* start Material provided *

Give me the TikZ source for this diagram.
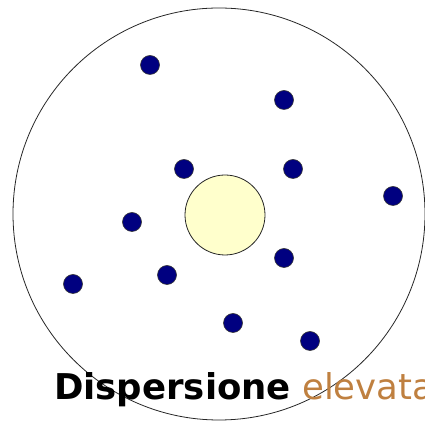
\documentclass[tikz,border=0pt]{standalone}
\usepackage{fontspec}
\setmainfont{DejaVu Sans}
\usepackage{tkz-euclide}
\definecolor{dotblue}{HTML}{000080}
\definecolor{pale}{HTML}{FFFFCC}
\definecolor{ochre}{HTML}{BF8040}
\tikzset{dot/.style={fill=dotblue,draw=black!80,line width=0.6pt}}
\begin{document}
\begin{tikzpicture}[x=1pt,y=1pt]
\useasboundingbox (0,0) rectangle (425,422);
\tkzDefPoint(219,208){O}
\tkzDefPoint(425,208){N}
\tkzDefPoint(225,207){C}
\tkzDefPoint(265,207){M}
\tkzDrawCircle[line width=0.8pt,draw=black!85](O,N)
\tkzDrawCircle[fill=pale,line width=0.8pt,draw=black!85](C,M)
\foreach \px/\py [count=\i] in {150/65,284/100,184/169,293/169,393/196,
  132/222,284/258,167/275,73/284,233/323,310/341}
  \draw[dot] (\px,422-\py) circle (9.5);
\node[anchor=base west,inner sep=0pt,font=\fontsize{35.5}{40}\selectfont]
  (lbl) at (54,22) {\textbf{Dispersione} \textcolor{ochre}{elevata}};
\end{tikzpicture}
\end{document}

* end Material provided *

Leave out the pictures and print every line of the data exactly.

Give me the TikZ source for this diagram.
\documentclass[tikz,border=0pt]{standalone}
\usepackage{fontspec}
\setmainfont{DejaVu Sans}
\usepackage{tkz-euclide}
\definecolor{dotblue}{HTML}{000080}
\definecolor{pale}{HTML}{FFFFCC}
\definecolor{ochre}{HTML}{BF8040}
\tikzset{dot/.style={fill=dotblue,draw=black!80,line width=0.6pt}}
\begin{document}
\begin{tikzpicture}[x=1pt,y=1pt]
\useasboundingbox (0,0) rectangle (425,422);
\tkzDefPoint(219,208){O}
\tkzDefPoint(425,208){N}
\tkzDefPoint(225,207){C}
\tkzDefPoint(265,207){M}
\tkzDrawCircle[line width=0.8pt,draw=black!85](O,N)
\tkzDrawCircle[fill=pale,line width=0.8pt,draw=black!85](C,M)
\foreach \px/\py [count=\i] in {150/65,284/100,184/169,293/169,393/196,
  132/222,284/258,167/275,73/284,233/323,310/341}
  \draw[dot] (\px,422-\py) circle (9.5);
\node[anchor=base west,inner sep=0pt,font=\fontsize{35.5}{40}\selectfont]
  (lbl) at (54,22) {\textbf{Dispersione} \textcolor{ochre}{elevata}};
\end{tikzpicture}
\end{document}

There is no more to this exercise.